ACTION STEPS FOR YOUR PLAN

A customer notification plan is not necessary for small or well-contained disasters. It is only executed when your ability to deliver goods and services has been greatly diminished or temporarily halted. It is also used if a disaster is well publicized. The key items to cover in the notification are:

1. Conservatively estimate how long the facility will be out of service and what products are affected.

2. Establish what finished goods are available for shipment and allocate according to those customers who need them the most or as required by contract.

3. Gather the sales force and explain the situation. Provide general details of what may be damaged and what is intact.

4. Provide a copy of the preprinted text and explain any limitations on what should be said.

5. If the sales offices are not available, cover all expenses for them to call from home or from their cell phones.

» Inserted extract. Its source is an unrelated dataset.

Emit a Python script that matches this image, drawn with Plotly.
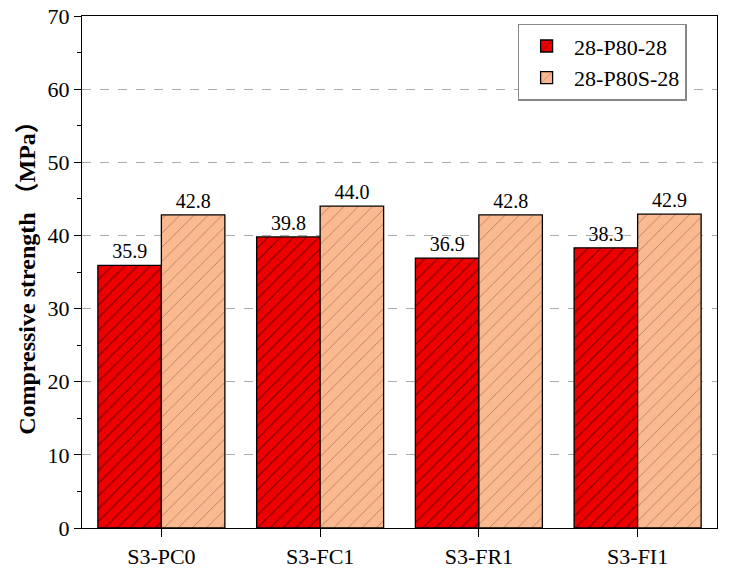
import plotly.graph_objects as go

categorias = ['S3-PC0', 'S3-FC1', 'S3-FR1', 'S3-FI1']
p80 = [35.9, 39.8, 36.9, 38.3]
p80s = [42.8, 44.0, 42.8, 42.9]

fonte = 'Liberation Serif, Times New Roman, serif'
cjk = "font-family:'Noto Sans CJK SC'"

fig = go.Figure()
fig.add_trace(go.Bar(
    x=categorias, y=p80, name='28-P80-28',
    marker=dict(color='#ee0000', line=dict(color='black', width=1.3),
                pattern=dict(shape='/', fgcolor='black', size=9, solidity=0.12)),
    text=[f'{v:.1f}' for v in p80], textposition='outside', constraintext='none',
    textfont=dict(size=20, color='black', family=fonte), cliponaxis=False
))
fig.add_trace(go.Bar(
    x=categorias, y=p80s, name='28-P80S-28',
    marker=dict(color='#fbb98f', line=dict(color='black', width=1.3),
                pattern=dict(shape='/', fgcolor='#5a3a28', size=10, solidity=0.08)),
    text=[f'{v:.1f}' for v in p80s], textposition='outside', constraintext='none',
    textfont=dict(size=20, color='black', family=fonte), cliponaxis=False
))

titulo_y = (f'<b>Compressive strength <span style="{cjk}">（</span>MPa'
            f'<span style="{cjk}">）</span></b>')

fig.update_layout(
    width=732, height=578,
    margin=dict(l=82, r=15, t=16, b=50),
    plot_bgcolor='white', paper_bgcolor='white',
    font=dict(family=fonte, size=20, color='black'),
    barmode='group', bargap=0.2, bargroupgap=0,
    legend=dict(x=0.686, y=0.985, xanchor='left', yanchor='top',
                bordercolor='#888888', borderwidth=1.5, bgcolor='white',
                font=dict(size=22, family=fonte), tracegroupgap=0, itemwidth=45),
    showlegend=True,
)
fig.update_yaxes(
    range=[0, 70], dtick=10, showline=True, linecolor='black', linewidth=1.3,
    mirror=True, ticks='outside', ticklen=7, tickcolor='black', automargin=False,
    showgrid=True, gridcolor='#aaaaaa', griddash='dash', gridwidth=1,
    minor=dict(dtick=5, ticks='outside', ticklen=4, tickcolor='black', showgrid=False),
    zeroline=False,
    title=dict(text=titulo_y, font=dict(size=24, family=fonte), standoff=5),
    tickfont=dict(size=22),
)
fig.update_xaxes(
    showline=True, linecolor='black', linewidth=1.3, mirror=True, automargin=False,
    ticks='outside', ticklen=8, tickcolor='black', tickson='labels',
    tickfont=dict(size=22),
)

fig.write_html('out.html', config={'displayModeBar': False},
               post_script="document.body.style.margin='0';")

6. For products affected by the disaster, identify alternative sources of materials.

7. Prepare the follow-up message for customers to set an expectation as to when the facility will be back to normal.

Conclusion

Don’t allow a disaster to become worse by failing to communicate with your customers. Most customers will work with you to get through the disaster if they are kept informed about the progress of your recovery efforts and the status of their orders. Instead of a disaster becoming an opportunity for your competitors, make it into an opportunity for you to show your customers what a reliable business partner you are.